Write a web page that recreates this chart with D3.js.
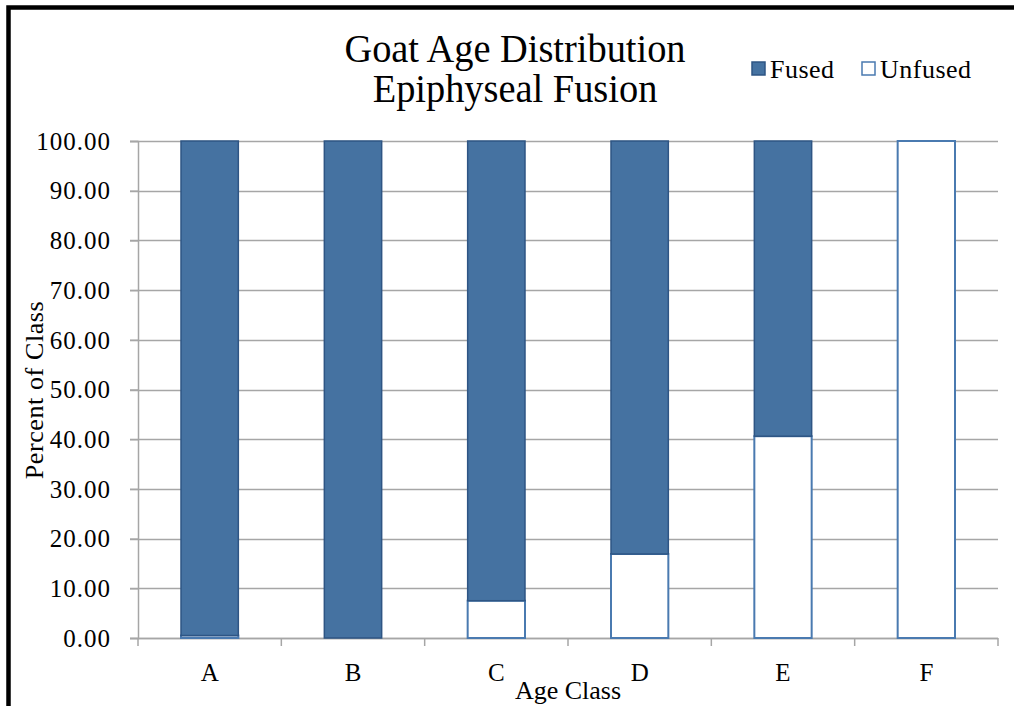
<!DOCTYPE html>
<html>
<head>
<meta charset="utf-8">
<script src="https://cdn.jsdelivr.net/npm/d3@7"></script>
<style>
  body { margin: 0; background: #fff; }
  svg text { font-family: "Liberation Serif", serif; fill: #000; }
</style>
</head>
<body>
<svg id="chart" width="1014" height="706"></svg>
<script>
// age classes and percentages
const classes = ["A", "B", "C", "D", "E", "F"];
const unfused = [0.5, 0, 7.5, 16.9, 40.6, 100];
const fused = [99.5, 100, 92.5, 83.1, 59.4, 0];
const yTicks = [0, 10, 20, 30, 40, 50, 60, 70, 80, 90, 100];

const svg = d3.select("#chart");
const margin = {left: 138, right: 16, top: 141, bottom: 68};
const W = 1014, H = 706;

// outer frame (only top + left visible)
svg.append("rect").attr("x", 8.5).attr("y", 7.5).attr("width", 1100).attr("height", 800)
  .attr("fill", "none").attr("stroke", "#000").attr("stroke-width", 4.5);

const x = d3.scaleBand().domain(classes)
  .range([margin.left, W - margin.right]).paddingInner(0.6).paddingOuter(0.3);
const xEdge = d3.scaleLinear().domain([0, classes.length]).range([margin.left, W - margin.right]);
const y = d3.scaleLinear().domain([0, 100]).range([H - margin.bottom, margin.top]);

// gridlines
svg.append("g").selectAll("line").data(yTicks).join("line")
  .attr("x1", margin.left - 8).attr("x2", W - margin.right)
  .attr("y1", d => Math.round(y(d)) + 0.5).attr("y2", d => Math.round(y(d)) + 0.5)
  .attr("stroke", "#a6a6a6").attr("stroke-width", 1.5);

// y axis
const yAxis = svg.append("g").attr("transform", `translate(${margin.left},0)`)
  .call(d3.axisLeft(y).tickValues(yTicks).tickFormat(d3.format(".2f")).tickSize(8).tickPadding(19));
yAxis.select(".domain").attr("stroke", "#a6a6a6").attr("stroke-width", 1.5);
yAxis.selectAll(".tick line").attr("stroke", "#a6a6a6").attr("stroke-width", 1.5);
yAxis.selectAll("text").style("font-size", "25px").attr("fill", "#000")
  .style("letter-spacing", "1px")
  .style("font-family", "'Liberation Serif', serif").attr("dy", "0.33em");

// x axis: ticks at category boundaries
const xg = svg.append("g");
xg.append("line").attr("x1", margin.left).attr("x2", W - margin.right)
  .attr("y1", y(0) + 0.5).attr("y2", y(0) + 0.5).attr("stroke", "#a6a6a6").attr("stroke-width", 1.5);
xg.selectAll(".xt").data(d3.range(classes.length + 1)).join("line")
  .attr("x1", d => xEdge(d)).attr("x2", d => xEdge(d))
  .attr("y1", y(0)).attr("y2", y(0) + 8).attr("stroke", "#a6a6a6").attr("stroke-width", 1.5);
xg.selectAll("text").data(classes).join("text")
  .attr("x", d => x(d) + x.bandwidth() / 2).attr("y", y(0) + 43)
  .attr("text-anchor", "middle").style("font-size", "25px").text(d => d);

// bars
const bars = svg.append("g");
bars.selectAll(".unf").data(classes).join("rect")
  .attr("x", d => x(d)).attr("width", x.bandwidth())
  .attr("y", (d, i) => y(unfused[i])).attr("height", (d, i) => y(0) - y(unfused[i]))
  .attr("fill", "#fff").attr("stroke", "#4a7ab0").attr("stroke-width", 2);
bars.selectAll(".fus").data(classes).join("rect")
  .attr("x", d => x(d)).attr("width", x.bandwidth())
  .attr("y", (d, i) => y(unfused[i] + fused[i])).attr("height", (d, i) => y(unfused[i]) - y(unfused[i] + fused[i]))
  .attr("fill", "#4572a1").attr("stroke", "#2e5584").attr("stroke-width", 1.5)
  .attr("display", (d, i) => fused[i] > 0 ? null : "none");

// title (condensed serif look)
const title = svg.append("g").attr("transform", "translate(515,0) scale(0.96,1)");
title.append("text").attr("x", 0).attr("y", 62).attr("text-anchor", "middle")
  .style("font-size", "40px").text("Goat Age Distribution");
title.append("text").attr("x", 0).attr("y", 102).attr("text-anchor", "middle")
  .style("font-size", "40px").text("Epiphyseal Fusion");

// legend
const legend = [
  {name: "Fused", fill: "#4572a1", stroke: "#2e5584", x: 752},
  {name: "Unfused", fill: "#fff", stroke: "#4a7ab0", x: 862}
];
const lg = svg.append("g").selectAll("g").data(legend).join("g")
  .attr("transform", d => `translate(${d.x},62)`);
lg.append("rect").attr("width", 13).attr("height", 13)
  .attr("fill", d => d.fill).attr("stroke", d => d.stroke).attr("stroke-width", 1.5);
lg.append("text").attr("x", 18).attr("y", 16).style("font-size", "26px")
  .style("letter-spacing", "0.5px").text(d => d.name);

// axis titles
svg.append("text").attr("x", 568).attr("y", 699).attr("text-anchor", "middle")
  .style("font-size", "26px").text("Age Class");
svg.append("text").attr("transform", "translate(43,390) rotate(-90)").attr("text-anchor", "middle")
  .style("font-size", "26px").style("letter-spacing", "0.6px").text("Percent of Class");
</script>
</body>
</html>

--- Exercise brief ---
Produce an exact copy of each line of data, skipping embedded images.

--- Answer to this problem ---
Write a web page that recreates this chart with D3.js.
<!DOCTYPE html>
<html>
<head>
<meta charset="utf-8">
<script src="https://cdn.jsdelivr.net/npm/d3@7"></script>
<style>
  body { margin: 0; background: #fff; }
  svg text { font-family: "Liberation Serif", serif; fill: #000; }
</style>
</head>
<body>
<svg id="chart" width="1014" height="706"></svg>
<script>
// age classes and percentages
const classes = ["A", "B", "C", "D", "E", "F"];
const unfused = [0.5, 0, 7.5, 16.9, 40.6, 100];
const fused = [99.5, 100, 92.5, 83.1, 59.4, 0];
const yTicks = [0, 10, 20, 30, 40, 50, 60, 70, 80, 90, 100];

const svg = d3.select("#chart");
const margin = {left: 138, right: 16, top: 141, bottom: 68};
const W = 1014, H = 706;

// outer frame (only top + left visible)
svg.append("rect").attr("x", 8.5).attr("y", 7.5).attr("width", 1100).attr("height", 800)
  .attr("fill", "none").attr("stroke", "#000").attr("stroke-width", 4.5);

const x = d3.scaleBand().domain(classes)
  .range([margin.left, W - margin.right]).paddingInner(0.6).paddingOuter(0.3);
const xEdge = d3.scaleLinear().domain([0, classes.length]).range([margin.left, W - margin.right]);
const y = d3.scaleLinear().domain([0, 100]).range([H - margin.bottom, margin.top]);

// gridlines
svg.append("g").selectAll("line").data(yTicks).join("line")
  .attr("x1", margin.left - 8).attr("x2", W - margin.right)
  .attr("y1", d => Math.round(y(d)) + 0.5).attr("y2", d => Math.round(y(d)) + 0.5)
  .attr("stroke", "#a6a6a6").attr("stroke-width", 1.5);

// y axis
const yAxis = svg.append("g").attr("transform", `translate(${margin.left},0)`)
  .call(d3.axisLeft(y).tickValues(yTicks).tickFormat(d3.format(".2f")).tickSize(8).tickPadding(19));
yAxis.select(".domain").attr("stroke", "#a6a6a6").attr("stroke-width", 1.5);
yAxis.selectAll(".tick line").attr("stroke", "#a6a6a6").attr("stroke-width", 1.5);
yAxis.selectAll("text").style("font-size", "25px").attr("fill", "#000")
  .style("letter-spacing", "1px")
  .style("font-family", "'Liberation Serif', serif").attr("dy", "0.33em");

// x axis: ticks at category boundaries
const xg = svg.append("g");
xg.append("line").attr("x1", margin.left).attr("x2", W - margin.right)
  .attr("y1", y(0) + 0.5).attr("y2", y(0) + 0.5).attr("stroke", "#a6a6a6").attr("stroke-width", 1.5);
xg.selectAll(".xt").data(d3.range(classes.length + 1)).join("line")
  .attr("x1", d => xEdge(d)).attr("x2", d => xEdge(d))
  .attr("y1", y(0)).attr("y2", y(0) + 8).attr("stroke", "#a6a6a6").attr("stroke-width", 1.5);
xg.selectAll("text").data(classes).join("text")
  .attr("x", d => x(d) + x.bandwidth() / 2).attr("y", y(0) + 43)
  .attr("text-anchor", "middle").style("font-size", "25px").text(d => d);

// bars
const bars = svg.append("g");
bars.selectAll(".unf").data(classes).join("rect")
  .attr("x", d => x(d)).attr("width", x.bandwidth())
  .attr("y", (d, i) => y(unfused[i])).attr("height", (d, i) => y(0) - y(unfused[i]))
  .attr("fill", "#fff").attr("stroke", "#4a7ab0").attr("stroke-width", 2);
bars.selectAll(".fus").data(classes).join("rect")
  .attr("x", d => x(d)).attr("width", x.bandwidth())
  .attr("y", (d, i) => y(unfused[i] + fused[i])).attr("height", (d, i) => y(unfused[i]) - y(unfused[i] + fused[i]))
  .attr("fill", "#4572a1").attr("stroke", "#2e5584").attr("stroke-width", 1.5)
  .attr("display", (d, i) => fused[i] > 0 ? null : "none");

// title (condensed serif look)
const title = svg.append("g").attr("transform", "translate(515,0) scale(0.96,1)");
title.append("text").attr("x", 0).attr("y", 62).attr("text-anchor", "middle")
  .style("font-size", "40px").text("Goat Age Distribution");
title.append("text").attr("x", 0).attr("y", 102).attr("text-anchor", "middle")
  .style("font-size", "40px").text("Epiphyseal Fusion");

// legend
const legend = [
  {name: "Fused", fill: "#4572a1", stroke: "#2e5584", x: 752},
  {name: "Unfused", fill: "#fff", stroke: "#4a7ab0", x: 862}
];
const lg = svg.append("g").selectAll("g").data(legend).join("g")
  .attr("transform", d => `translate(${d.x},62)`);
lg.append("rect").attr("width", 13).attr("height", 13)
  .attr("fill", d => d.fill).attr("stroke", d => d.stroke).attr("stroke-width", 1.5);
lg.append("text").attr("x", 18).attr("y", 16).style("font-size", "26px")
  .style("letter-spacing", "0.5px").text(d => d.name);

// axis titles
svg.append("text").attr("x", 568).attr("y", 699).attr("text-anchor", "middle")
  .style("font-size", "26px").text("Age Class");
svg.append("text").attr("transform", "translate(43,390) rotate(-90)").attr("text-anchor", "middle")
  .style("font-size", "26px").style("letter-spacing", "0.6px").text("Percent of Class");
</script>
</body>
</html>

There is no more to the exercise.